• öncelikle öss yi kazanmış arkadaşlarım için ufak bir hatırlatma; kayıtlarınız yakın zamanda başlayacak acele edin. oks yi kazanmış arkadaşlarım, siz de beni dinleyin.

    biliyorum, liseye geçtiniz, heyecanlısınız. kızlar teklif edecek sanıyosunuz değil mi? etmeez. herkes kaprisimi çeker, büyüdüm sanıyosun değil mi? çekmeez. küçük sınıfları ezecem sanıyosun değil mi? işte ona g.tün yemez.

    mevzu bahis travmaların en yaygını son sanrında görünüyor genç arkadaşım. şimdi çekil aradan, konuya giriyorum.

    bu hiyerarşik düzen taee ilkokul sıralarından yerleşir bilinçaltlarımıza. 5. sınıfa geçen bir çocuk, 3. sınıflardan büyük olduğu için onlara artistlik yapar.. keza 8. sınıfa geçen çocuk, tüm okuldan büyük olduğu için kendini paşa sanar..

    açıkça söyleyeyim ki, okula sadece 8. sınıfa geçebilmek için başladım vakti zamanında. babam bana bir bakkal açmayı teklif etmişti o zamanlar, ben reddettim. 8. sınıfa geçip tüm okuldan büyük olmak için 8 koca sene okudum, hala da bırakamadım. mevzu ben değilim, bana koyim sana bir şey olmasın.

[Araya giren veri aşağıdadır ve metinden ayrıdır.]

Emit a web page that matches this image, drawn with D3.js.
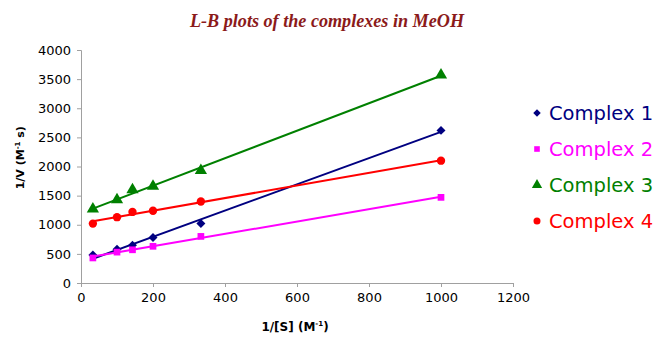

    gözlemlediğim kadarı ile ortaokul öğrencilerinin büyük bir bölümü 8. sınıfa geçeceği günlerin hayali ile okuyor 6 ve 7 yi. 'bi gün ben de büyüycem olm' deyü hiç de masum olmayan hayaller ile büyüyor. 8. sınıf olduğunda ise mavi önlüklü, mini mini çocukların oynadığı çekmece, yakalambaç tarzı bilimum oyunu bozma, 'yer açın la bahçede' deme hakkına sahip olduğunu sanıyor, yapıyor bunları. minik kardeşlerimiz ise buna ses çıkaramıyor tabii.. 'bunlar sktirip gidecek, büyüyünce ben de 8. sınıf olacam' hayalleri ile yaşıyor. ama bilmiyor ki, 8. bitince ne s.k yiyecek..

    8. sınıfta adeta sadrazamın sol hayası gibi gezmiş, höt dediğinde al sana g.t teklifleri ile muhattap olmuş genç, liseye geçtiğinde çok büyük travmalara giriyor. hiyerarşik düzen travmasından bahsediyorum. liseye geçtiğinde, bir anda okulun en küçüğü, en suskunu oluyor. ben de yaşadım bu travmayı zamanında. bence sen de yaşadın.. aynı binada sakalları çıkmış adamlar, göğüsleri çıkmış ablalar görmek, inan hiç hoş değil.. bir kendi arkadaş çevrene bakıyorsun, tıfıl tıfıl oğlanlar.. bir onlara bakıyorsun, öküz gibi adamlar.. ne ses çıkarabilirsin, ne seda. böylece çok mutsuz oluyorsun ilk yılında.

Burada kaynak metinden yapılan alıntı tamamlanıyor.